▶ _Requirement_:
Track down every line below that holds "this" and copy it.

▶ _Plotting code records_:
■ ■ ■ ■ ■

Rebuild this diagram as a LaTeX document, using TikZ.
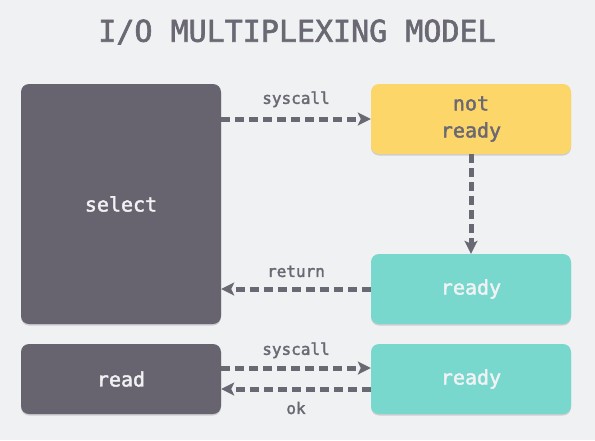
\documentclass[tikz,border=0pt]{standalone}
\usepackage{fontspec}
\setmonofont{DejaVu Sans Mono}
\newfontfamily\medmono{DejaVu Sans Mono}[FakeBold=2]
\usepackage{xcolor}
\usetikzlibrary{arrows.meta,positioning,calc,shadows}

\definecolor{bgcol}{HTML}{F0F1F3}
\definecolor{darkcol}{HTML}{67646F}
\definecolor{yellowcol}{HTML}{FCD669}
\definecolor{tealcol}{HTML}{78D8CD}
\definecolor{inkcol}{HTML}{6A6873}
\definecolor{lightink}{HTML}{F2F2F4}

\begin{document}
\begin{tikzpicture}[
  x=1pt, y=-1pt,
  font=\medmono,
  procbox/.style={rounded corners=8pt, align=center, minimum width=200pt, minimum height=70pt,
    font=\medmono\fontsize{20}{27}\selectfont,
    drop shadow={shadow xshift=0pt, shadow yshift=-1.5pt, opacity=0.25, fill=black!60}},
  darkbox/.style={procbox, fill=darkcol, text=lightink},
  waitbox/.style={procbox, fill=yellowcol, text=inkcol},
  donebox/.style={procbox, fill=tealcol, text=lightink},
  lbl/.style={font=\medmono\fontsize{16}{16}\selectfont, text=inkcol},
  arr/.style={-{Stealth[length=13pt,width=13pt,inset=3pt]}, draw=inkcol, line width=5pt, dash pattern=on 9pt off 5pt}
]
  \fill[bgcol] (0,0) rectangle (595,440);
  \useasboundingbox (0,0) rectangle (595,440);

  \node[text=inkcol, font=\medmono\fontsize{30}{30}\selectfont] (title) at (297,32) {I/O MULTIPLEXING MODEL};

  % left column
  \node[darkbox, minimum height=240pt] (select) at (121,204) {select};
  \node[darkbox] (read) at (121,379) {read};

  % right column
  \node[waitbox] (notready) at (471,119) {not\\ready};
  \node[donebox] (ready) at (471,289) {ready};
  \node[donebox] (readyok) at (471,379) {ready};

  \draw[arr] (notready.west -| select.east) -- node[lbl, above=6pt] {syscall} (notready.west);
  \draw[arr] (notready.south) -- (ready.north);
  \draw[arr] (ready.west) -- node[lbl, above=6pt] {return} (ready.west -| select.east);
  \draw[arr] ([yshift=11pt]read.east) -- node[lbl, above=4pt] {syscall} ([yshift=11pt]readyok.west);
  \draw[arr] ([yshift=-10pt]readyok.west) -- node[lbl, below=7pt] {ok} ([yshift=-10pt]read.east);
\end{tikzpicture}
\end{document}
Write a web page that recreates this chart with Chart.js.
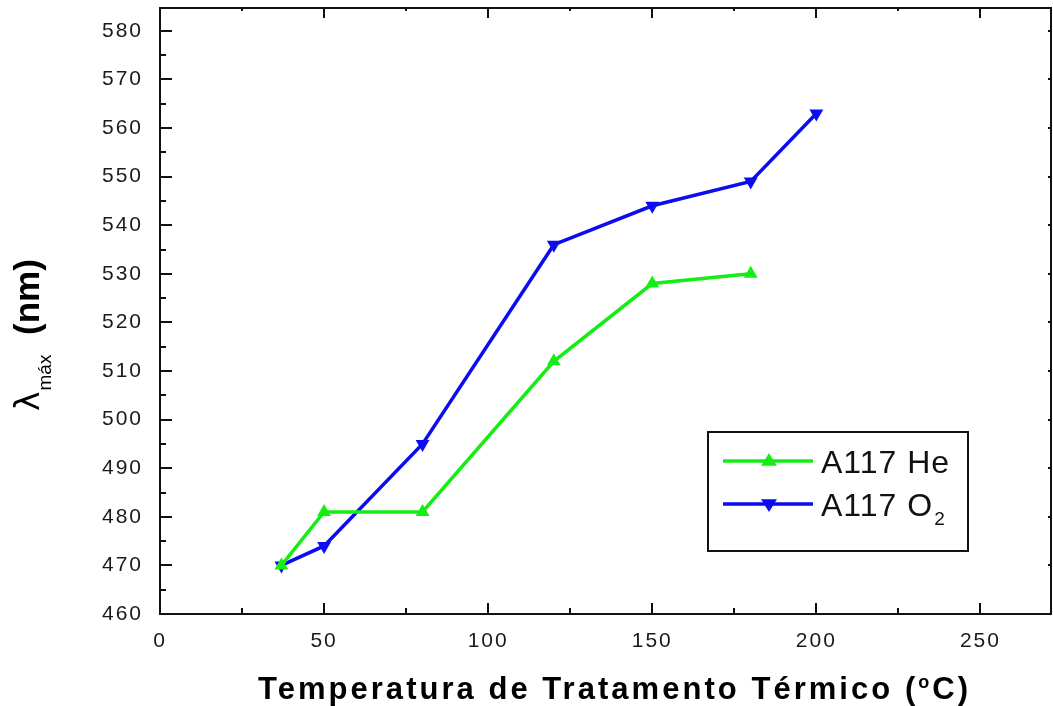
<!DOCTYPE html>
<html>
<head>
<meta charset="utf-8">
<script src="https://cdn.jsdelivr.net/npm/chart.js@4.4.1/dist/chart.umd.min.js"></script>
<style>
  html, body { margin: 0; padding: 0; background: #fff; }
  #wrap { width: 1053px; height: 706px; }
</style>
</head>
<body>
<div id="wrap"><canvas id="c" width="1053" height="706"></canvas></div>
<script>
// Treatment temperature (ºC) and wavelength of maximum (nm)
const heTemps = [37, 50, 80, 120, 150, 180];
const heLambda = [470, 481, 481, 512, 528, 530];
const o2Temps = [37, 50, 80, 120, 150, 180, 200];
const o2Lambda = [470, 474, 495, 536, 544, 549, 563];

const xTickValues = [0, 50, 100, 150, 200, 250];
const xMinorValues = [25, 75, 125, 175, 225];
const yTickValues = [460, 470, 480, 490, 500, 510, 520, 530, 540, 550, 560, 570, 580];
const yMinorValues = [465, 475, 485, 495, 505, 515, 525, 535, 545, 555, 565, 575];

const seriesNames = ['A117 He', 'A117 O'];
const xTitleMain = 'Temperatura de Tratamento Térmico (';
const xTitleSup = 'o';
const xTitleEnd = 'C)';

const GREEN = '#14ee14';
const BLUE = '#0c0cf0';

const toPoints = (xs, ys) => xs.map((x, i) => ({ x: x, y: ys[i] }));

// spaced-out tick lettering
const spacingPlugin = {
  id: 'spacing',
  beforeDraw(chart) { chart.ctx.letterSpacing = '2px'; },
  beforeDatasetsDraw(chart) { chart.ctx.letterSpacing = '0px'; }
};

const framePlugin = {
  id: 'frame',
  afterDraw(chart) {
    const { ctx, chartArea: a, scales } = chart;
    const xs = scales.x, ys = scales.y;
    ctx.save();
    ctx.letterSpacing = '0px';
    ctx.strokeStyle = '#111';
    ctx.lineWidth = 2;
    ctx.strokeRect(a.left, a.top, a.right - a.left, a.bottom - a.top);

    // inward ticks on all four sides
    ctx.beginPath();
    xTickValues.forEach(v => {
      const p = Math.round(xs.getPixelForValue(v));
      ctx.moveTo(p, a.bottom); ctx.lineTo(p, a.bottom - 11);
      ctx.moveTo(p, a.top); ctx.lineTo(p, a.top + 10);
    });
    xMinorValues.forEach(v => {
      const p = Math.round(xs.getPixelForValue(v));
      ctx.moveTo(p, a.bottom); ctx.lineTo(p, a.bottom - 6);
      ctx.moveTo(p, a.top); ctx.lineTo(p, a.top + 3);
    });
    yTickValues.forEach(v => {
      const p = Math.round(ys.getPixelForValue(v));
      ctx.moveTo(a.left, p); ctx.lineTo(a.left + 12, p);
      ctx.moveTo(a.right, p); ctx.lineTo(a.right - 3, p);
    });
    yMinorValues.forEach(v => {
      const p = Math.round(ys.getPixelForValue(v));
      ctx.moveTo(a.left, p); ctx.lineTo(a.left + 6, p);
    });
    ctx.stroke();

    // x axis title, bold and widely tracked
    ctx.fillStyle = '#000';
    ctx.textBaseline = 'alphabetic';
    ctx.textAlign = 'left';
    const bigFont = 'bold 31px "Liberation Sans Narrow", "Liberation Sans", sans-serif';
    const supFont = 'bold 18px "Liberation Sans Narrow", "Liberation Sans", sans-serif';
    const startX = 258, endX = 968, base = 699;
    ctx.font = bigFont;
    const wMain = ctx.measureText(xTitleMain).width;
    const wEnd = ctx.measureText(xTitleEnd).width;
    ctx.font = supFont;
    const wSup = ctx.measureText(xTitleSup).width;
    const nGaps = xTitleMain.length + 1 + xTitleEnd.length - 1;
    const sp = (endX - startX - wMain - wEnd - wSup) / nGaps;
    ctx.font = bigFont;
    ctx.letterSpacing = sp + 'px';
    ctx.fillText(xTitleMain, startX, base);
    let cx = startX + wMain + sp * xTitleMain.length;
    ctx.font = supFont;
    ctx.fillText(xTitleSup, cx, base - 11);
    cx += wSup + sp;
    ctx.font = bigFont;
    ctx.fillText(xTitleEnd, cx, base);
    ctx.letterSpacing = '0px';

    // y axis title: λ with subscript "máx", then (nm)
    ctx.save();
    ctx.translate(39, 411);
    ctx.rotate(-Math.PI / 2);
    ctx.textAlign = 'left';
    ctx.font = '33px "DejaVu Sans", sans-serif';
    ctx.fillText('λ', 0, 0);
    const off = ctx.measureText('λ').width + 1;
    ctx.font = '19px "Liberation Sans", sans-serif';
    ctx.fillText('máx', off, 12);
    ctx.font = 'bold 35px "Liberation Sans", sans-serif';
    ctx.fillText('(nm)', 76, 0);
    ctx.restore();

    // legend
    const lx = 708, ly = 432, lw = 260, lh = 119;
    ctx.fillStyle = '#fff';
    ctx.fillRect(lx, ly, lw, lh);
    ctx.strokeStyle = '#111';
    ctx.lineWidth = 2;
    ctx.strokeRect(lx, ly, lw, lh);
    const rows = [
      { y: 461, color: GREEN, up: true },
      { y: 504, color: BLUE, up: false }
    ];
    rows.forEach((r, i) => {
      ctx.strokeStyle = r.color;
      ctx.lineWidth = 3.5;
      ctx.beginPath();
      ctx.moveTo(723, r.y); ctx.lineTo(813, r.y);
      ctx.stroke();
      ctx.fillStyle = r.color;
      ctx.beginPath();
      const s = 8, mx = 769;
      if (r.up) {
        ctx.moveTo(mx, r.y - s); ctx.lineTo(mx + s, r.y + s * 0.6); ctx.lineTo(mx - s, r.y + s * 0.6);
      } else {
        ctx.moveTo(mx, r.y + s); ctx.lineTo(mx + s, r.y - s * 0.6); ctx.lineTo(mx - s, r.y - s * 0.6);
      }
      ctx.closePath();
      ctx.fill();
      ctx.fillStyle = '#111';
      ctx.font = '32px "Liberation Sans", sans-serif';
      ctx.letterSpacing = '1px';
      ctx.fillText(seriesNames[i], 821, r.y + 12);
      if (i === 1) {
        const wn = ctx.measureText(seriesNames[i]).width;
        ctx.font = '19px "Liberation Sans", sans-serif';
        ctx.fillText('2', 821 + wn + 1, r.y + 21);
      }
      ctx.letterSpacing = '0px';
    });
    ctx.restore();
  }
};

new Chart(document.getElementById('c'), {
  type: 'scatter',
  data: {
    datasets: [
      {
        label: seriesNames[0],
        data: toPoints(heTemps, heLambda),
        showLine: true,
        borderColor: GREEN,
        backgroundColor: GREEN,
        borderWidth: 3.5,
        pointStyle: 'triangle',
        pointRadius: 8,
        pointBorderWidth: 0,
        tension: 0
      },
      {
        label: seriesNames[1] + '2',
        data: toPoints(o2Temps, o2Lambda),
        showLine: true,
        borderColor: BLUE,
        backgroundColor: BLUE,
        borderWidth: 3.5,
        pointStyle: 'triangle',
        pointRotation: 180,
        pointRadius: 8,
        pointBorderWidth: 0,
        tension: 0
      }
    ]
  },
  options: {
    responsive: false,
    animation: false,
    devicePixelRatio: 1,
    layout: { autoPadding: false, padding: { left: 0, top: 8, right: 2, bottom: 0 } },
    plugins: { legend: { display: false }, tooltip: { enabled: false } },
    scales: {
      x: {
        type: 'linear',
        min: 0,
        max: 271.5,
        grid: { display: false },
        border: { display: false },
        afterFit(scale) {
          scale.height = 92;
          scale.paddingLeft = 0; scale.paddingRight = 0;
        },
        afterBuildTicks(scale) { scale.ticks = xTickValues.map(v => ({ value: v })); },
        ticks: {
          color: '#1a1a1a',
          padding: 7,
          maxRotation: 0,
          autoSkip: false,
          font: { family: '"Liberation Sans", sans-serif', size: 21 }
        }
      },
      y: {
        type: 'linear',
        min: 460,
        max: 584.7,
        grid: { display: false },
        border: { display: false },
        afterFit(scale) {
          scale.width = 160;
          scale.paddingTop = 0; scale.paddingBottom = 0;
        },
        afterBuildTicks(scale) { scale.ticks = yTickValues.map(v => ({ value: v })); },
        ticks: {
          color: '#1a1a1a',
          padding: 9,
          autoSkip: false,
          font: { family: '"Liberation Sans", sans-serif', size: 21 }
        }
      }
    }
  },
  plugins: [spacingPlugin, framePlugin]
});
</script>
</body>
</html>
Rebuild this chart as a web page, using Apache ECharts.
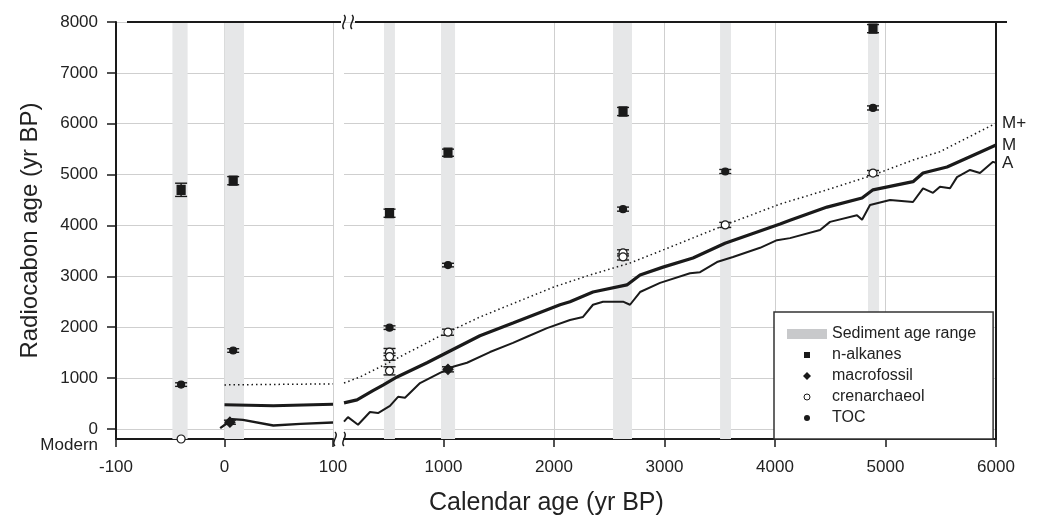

■ ■ ■ ■ ■

▶ _Response_:
Rebuild this diagram as a LaTeX document, using TikZ.
Write a web page that recreates this chart with Chart.js.
Rebuild this chart as a web page, using Apache ECharts.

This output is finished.